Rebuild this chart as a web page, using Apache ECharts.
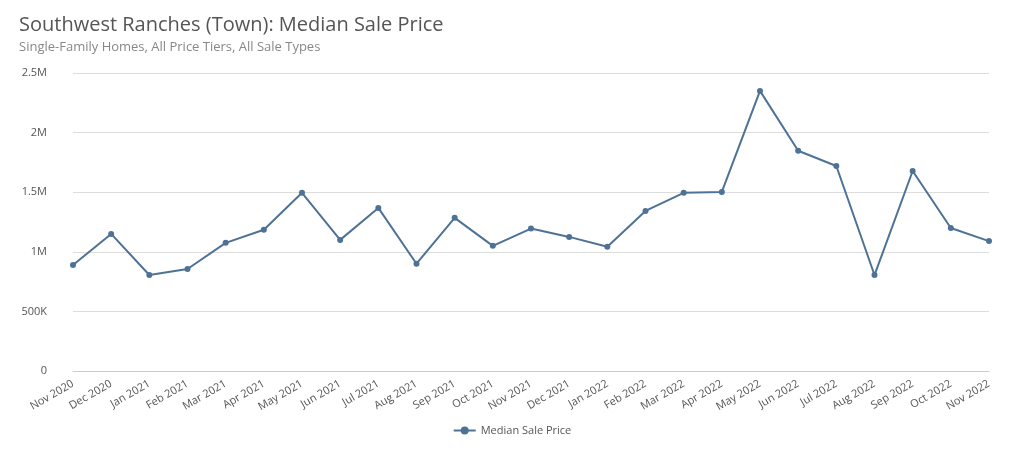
<!DOCTYPE html>
<html><head><meta charset="utf-8">
<script src="https://cdn.jsdelivr.net/npm/echarts@6/dist/echarts.min.js"></script>
<style>html,body{margin:0;padding:0;background:#fff}#c{width:1024px;height:469px}</style>
</head><body><div id="c"></div>
<script>
const categories=["Nov 2020","Dec 2020","Jan 2021","Feb 2021","Mar 2021","Apr 2021","May 2021","Jun 2021","Jul 2021","Aug 2021","Sep 2021","Oct 2021","Nov 2021","Dec 2021","Jan 2022","Feb 2022","Mar 2022","Apr 2022","May 2022","Jun 2022","Jul 2022","Aug 2022","Sep 2022","Oct 2022","Nov 2022"];
const medianSalePrice=[890000,1150000,805000,856000,1075000,1185000,1495000,1100000,1368000,900000,1285000,1050000,1195000,1125000,1042000,1343000,1495000,1502000,2350000,1848000,1720000,805000,1678000,1200000,1090000];
const chart=echarts.init(document.getElementById('c'));
chart.setOption({
  animation:false,
  title:{text:'Southwest Ranches (Town): Median Sale Price',subtext:'Single-Family Homes, All Price Tiers, All Sale Types',left:14,top:10,itemGap:6,
    textStyle:{fontFamily:'Open Sans',fontSize:20,fontWeight:'normal',color:'#555'},
    subtextStyle:{fontFamily:'Open Sans',fontSize:13,color:'#888'}},
  legend:{bottom:28,left:'center',itemWidth:22,itemHeight:10,textStyle:{fontFamily:'Open Sans',fontSize:11,color:'#555'}},
  grid:{left:73,right:35,top:73,bottom:98},
  xAxis:{type:'category',data:categories,boundaryGap:false,
    axisLine:{lineStyle:{color:'#ccc'}},axisTick:{show:false},
    axisLabel:{rotate:30,interval:0,margin:12,fontFamily:'Open Sans',fontSize:11,color:'#555'}},
  yAxis:{type:'value',min:0,max:2500000,interval:500000,
    axisLabel:{fontFamily:'Open Sans',fontSize:11,color:'#555',margin:26,
      formatter:v=>v===0?'0':v>=1000000?(v/1000000)+'M':(v/1000)+'K'},
    splitLine:{lineStyle:{color:'#ddd'}}},
  series:[{name:'Median Sale Price',type:'line',data:medianSalePrice,symbol:'circle',symbolSize:6,
    itemStyle:{color:'#4e7295'},lineStyle:{color:'#4e7295',width:2}}]
});
</script></body></html>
- - - -
◆ Aim ◆
Reproduce each line exactly as it appears, omitting the pictures.

◆ Exercise response ◆
Rebuild this chart as a web page, using Apache ECharts.
<!DOCTYPE html>
<html><head><meta charset="utf-8">
<script src="https://cdn.jsdelivr.net/npm/echarts@6/dist/echarts.min.js"></script>
<style>html,body{margin:0;padding:0;background:#fff}#c{width:1024px;height:469px}</style>
</head><body><div id="c"></div>
<script>
const categories=["Nov 2020","Dec 2020","Jan 2021","Feb 2021","Mar 2021","Apr 2021","May 2021","Jun 2021","Jul 2021","Aug 2021","Sep 2021","Oct 2021","Nov 2021","Dec 2021","Jan 2022","Feb 2022","Mar 2022","Apr 2022","May 2022","Jun 2022","Jul 2022","Aug 2022","Sep 2022","Oct 2022","Nov 2022"];
const medianSalePrice=[890000,1150000,805000,856000,1075000,1185000,1495000,1100000,1368000,900000,1285000,1050000,1195000,1125000,1042000,1343000,1495000,1502000,2350000,1848000,1720000,805000,1678000,1200000,1090000];
const chart=echarts.init(document.getElementById('c'));
chart.setOption({
  animation:false,
  title:{text:'Southwest Ranches (Town): Median Sale Price',subtext:'Single-Family Homes, All Price Tiers, All Sale Types',left:14,top:10,itemGap:6,
    textStyle:{fontFamily:'Open Sans',fontSize:20,fontWeight:'normal',color:'#555'},
    subtextStyle:{fontFamily:'Open Sans',fontSize:13,color:'#888'}},
  legend:{bottom:28,left:'center',itemWidth:22,itemHeight:10,textStyle:{fontFamily:'Open Sans',fontSize:11,color:'#555'}},
  grid:{left:73,right:35,top:73,bottom:98},
  xAxis:{type:'category',data:categories,boundaryGap:false,
    axisLine:{lineStyle:{color:'#ccc'}},axisTick:{show:false},
    axisLabel:{rotate:30,interval:0,margin:12,fontFamily:'Open Sans',fontSize:11,color:'#555'}},
  yAxis:{type:'value',min:0,max:2500000,interval:500000,
    axisLabel:{fontFamily:'Open Sans',fontSize:11,color:'#555',margin:26,
      formatter:v=>v===0?'0':v>=1000000?(v/1000000)+'M':(v/1000)+'K'},
    splitLine:{lineStyle:{color:'#ddd'}}},
  series:[{name:'Median Sale Price',type:'line',data:medianSalePrice,symbol:'circle',symbolSize:6,
    itemStyle:{color:'#4e7295'},lineStyle:{color:'#4e7295',width:2}}]
});
</script></body></html>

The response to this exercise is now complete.